Он пришел совершенно серый к нам на Гагаринский и говорит:

— Ну как же так, ведь класс-то десятый! Я же им физику и математику преподаю. Они же ускорение знают, как же так?

Этот случай на него сильное впечатление произвел.

Ну и тут — человек полез на пятый этаж и свалился оттуда. Повторяемость зловещая.

Через некоторое время мне надоело лежать в больнице, и день на двадцатый или двадцать пятый говорю:

— Давайте, я уже пойду, я нормально себя чувствую.

— Вы еще не восстановились.

— Нет, восстановился. Давайте, я вам просто дам расписку.

Дал я им расписку и пошел жить к Римме. Мама поддерживала меня костями, которые она получала в качестве пайка для Амона, её подопечного льва. Она варила мне крепчайший бульон из этих костей, и я восстанавливался с этим бульоном.

Это был самый тяжелый и самый неприятный год — зима 1972 или 1973 года. Моя жизнь, вроде как сформировавшаяся после 1967-68 года, когда я обрел новых друзей, восстановил отношения с Леной, завел собственный дом, когда вокруг меня были единомышленники, узкий круг людей, которые меня понимали, — всё было разрушено.

А в 1974 году уехал Мамлеев.

Пребывание на Большой Очаковской было довольно мрачным и хаотичным. Я очень мало сделал в интеллектуальном плане. В 1976 году возникла возможность оттуда убраться. Мы решили с Леной развестись и разменять эту квартиру.

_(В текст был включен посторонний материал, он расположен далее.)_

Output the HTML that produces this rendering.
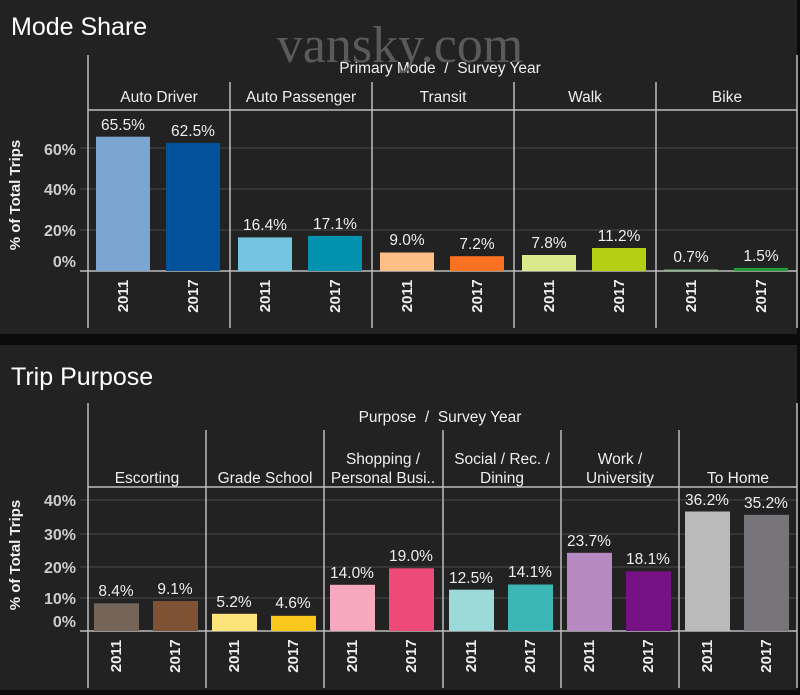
<!DOCTYPE html>
<html><head><meta charset="utf-8"><style>
html,body{margin:0;padding:0;background:#0b0b0b;}
svg{display:block;font-family:"Liberation Sans",Arial,sans-serif;}
.t{fill:#fff;font-size:25px;}
.h{fill:#eee;font-size:15.5px;}
.v{fill:#eee;font-size:15.5px;text-anchor:middle;}
.y{fill:#eee;font-size:15px;font-weight:bold;}
.ax{stroke:#bdbdbd;stroke-width:1.5;fill:none;}
.g{stroke:#4a4a4a;stroke-width:1;}
</style></head><body>
<svg width="800" height="695" viewBox="0 0 800 695">
<rect x="0" y="0" width="797" height="334" fill="#222"/>
<rect x="0" y="345" width="797" height="345" fill="#222"/>
<!-- TOP -->
<text class="t" x="11" y="35">Mode Share</text>
<g class="g"><line x1="80" y1="230" x2="797" y2="230"/><line x1="80" y1="189" x2="797" y2="189"/><line x1="80" y1="148" x2="797" y2="148"/></g>
<g fill="#ccc" font-size="16" text-anchor="end" font-weight="bold"><text x="76" y="155">60%</text><text x="76" y="195">40%</text><text x="76" y="236">20%</text><text x="76" y="267">0%</text></g>
<text class="y" transform="translate(20,195) rotate(-90)" text-anchor="middle" font-size="14.5" fill="#ddd">% of Total Trips</text>
<text class="h" x="440" y="73" text-anchor="middle">Primary Mode&#160;&#160;/&#160;&#160;Survey Year</text>
<g class="ax"><line x1="88" y1="55" x2="88" y2="328"/><line x1="797" y1="55" x2="797" y2="328"/>
<line x1="230" y1="82" x2="230" y2="328"/><line x1="372" y1="82" x2="372" y2="328"/><line x1="514" y1="82" x2="514" y2="328"/><line x1="656" y1="82" x2="656" y2="328"/>
<line x1="88" y1="110" x2="797" y2="110"/><line x1="80" y1="271" x2="797" y2="271"/></g>
<g class="h" text-anchor="middle"><text x="159" y="102">Auto Driver</text><text x="301" y="102">Auto Passenger</text><text x="443" y="102">Transit</text><text x="585" y="102">Walk</text><text x="727" y="102">Bike</text></g>
<rect x="96" y="136.7" width="54" height="134.3" fill="#7aa6d1"/><rect x="166" y="142.9" width="54" height="128.1" fill="#02529c"/>
<rect x="238" y="237.4" width="54" height="33.6" fill="#74c6e0"/><rect x="308" y="235.9" width="54" height="35.1" fill="#0391b0"/>
<rect x="380" y="252.5" width="54" height="18.5" fill="#fdbf85"/><rect x="450" y="256.2" width="54" height="14.8" fill="#fa7221"/>
<rect x="522" y="255" width="54" height="16" fill="#d9e98c"/><rect x="592" y="248" width="54" height="23" fill="#b3d012"/>
<rect x="664" y="269.6" width="54" height="1.4" fill="#85c28a"/><rect x="734" y="267.9" width="54" height="3.1" fill="#239c3a"/>
<g class="v"><text x="123" y="130">65.5%</text><text x="193" y="136">62.5%</text><text x="265" y="230">16.4%</text><text x="335" y="229">17.1%</text><text x="407" y="245">9.0%</text><text x="477" y="249">7.2%</text><text x="549" y="248">7.8%</text><text x="619" y="241">11.2%</text><text x="691" y="262">0.7%</text><text x="761" y="261">1.5%</text></g>
<g class="y" text-anchor="middle">
<text transform="translate(128,296) rotate(-90)">2011</text><text transform="translate(198,296) rotate(-90)">2017</text>
<text transform="translate(270,296) rotate(-90)">2011</text><text transform="translate(340,296) rotate(-90)">2017</text>
<text transform="translate(412,296) rotate(-90)">2011</text><text transform="translate(482,296) rotate(-90)">2017</text>
<text transform="translate(554,296) rotate(-90)">2011</text><text transform="translate(624,296) rotate(-90)">2017</text>
<text transform="translate(696,296) rotate(-90)">2011</text><text transform="translate(766,296) rotate(-90)">2017</text></g>
<text x="400" y="62" text-anchor="middle" font-family="Liberation Serif,serif" font-size="52" fill="#5a5a5a">vansky.com</text>
<!-- BOTTOM -->
<text class="t" x="11" y="385">Trip Purpose</text>
<g class="g"><line x1="80" y1="500" x2="797" y2="500"/><line x1="80" y1="534" x2="797" y2="534"/><line x1="80" y1="567" x2="797" y2="567"/><line x1="80" y1="598" x2="797" y2="598"/></g>
<g fill="#ccc" font-size="16" text-anchor="end" font-weight="bold"><text x="76" y="506">40%</text><text x="76" y="540">30%</text><text x="76" y="573">20%</text><text x="76" y="604">10%</text><text x="76" y="627">0%</text></g>
<text class="y" transform="translate(20,555) rotate(-90)" text-anchor="middle" font-size="14.5" fill="#ddd">% of Total Trips</text>
<text class="h" x="440" y="422" text-anchor="middle">Purpose&#160;&#160;/&#160;&#160;Survey Year</text>
<g class="ax"><line x1="88" y1="403" x2="88" y2="688"/><line x1="797" y1="403" x2="797" y2="688"/>
<line x1="206" y1="430" x2="206" y2="688"/><line x1="324" y1="430" x2="324" y2="688"/><line x1="443" y1="430" x2="443" y2="688"/><line x1="561" y1="430" x2="561" y2="688"/><line x1="679" y1="430" x2="679" y2="688"/>
<line x1="88" y1="487" x2="797" y2="487"/><line x1="80" y1="631" x2="797" y2="631"/></g>
<g class="h" text-anchor="middle"><text x="147" y="483">Escorting</text><text x="265" y="483">Grade School</text><text x="383" y="464">Shopping /</text><text x="383" y="483">Personal Busi..</text><text x="502" y="464">Social / Rec. /</text><text x="502" y="483">Dining</text><text x="620" y="464">Work /</text><text x="620" y="483">University</text><text x="738" y="483">To Home</text></g>
<rect x="94" y="603.3" width="45" height="27.7" fill="#756559"/><rect x="153" y="601" width="45" height="30" fill="#7f5235"/>
<rect x="212" y="613.8" width="45" height="17.2" fill="#fde47a"/><rect x="271" y="615.8" width="45" height="15.2" fill="#f9c81a"/>
<rect x="330" y="584.8" width="45" height="46.2" fill="#f6a9be"/><rect x="389" y="568.3" width="45" height="62.7" fill="#ed4a78"/>
<rect x="449" y="589.7" width="45" height="41.3" fill="#9bdad9"/><rect x="508" y="584.5" width="45" height="46.5" fill="#3cb7b5"/>
<rect x="567" y="552.8" width="45" height="78.2" fill="#b689c0"/><rect x="626" y="571.3" width="45" height="59.7" fill="#761283"/>
<rect x="685" y="511.5" width="45" height="119.5" fill="#bababa"/><rect x="744" y="514.8" width="45" height="116.2" fill="#777579"/>
<g class="v"><text x="116" y="596">8.4%</text><text x="175" y="594">9.1%</text><text x="234" y="607">5.2%</text><text x="293" y="608">4.6%</text><text x="352" y="578">14.0%</text><text x="411" y="561">19.0%</text><text x="471" y="583">12.5%</text><text x="530" y="577">14.1%</text><text x="589" y="546">23.7%</text><text x="648" y="564">18.1%</text><text x="707" y="505">36.2%</text><text x="766" y="508">35.2%</text></g>
<g class="y" text-anchor="middle">
<text transform="translate(121,656) rotate(-90)">2011</text><text transform="translate(180,656) rotate(-90)">2017</text>
<text transform="translate(239,656) rotate(-90)">2011</text><text transform="translate(298,656) rotate(-90)">2017</text>
<text transform="translate(357,656) rotate(-90)">2011</text><text transform="translate(416,656) rotate(-90)">2017</text>
<text transform="translate(476,656) rotate(-90)">2011</text><text transform="translate(535,656) rotate(-90)">2017</text>
<text transform="translate(594,656) rotate(-90)">2011</text><text transform="translate(653,656) rotate(-90)">2017</text>
<text transform="translate(712,656) rotate(-90)">2011</text><text transform="translate(771,656) rotate(-90)">2017</text></g>
</svg>
</body></html>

С помощью левых, не вполне административнолегальных ходов мы это сделали, и я оказался в комнате на третьем этаже на Народной улице, в коммуналке. А она — в маленькой квартирке рядом с кинотеатром «Ленинград» или что-то такое, и еще несколько раз переезжала.

Я же оказался на Народной, и это было начало совершенно новой эпохи. С Народной начался тот финальный кризис, который через Питер, травму Питера, через окончательный кризис отношений с Головиным, вывел меня в Среднюю Азию, и там началась уже совершенно другая эпоха, — эпоха без Южинского.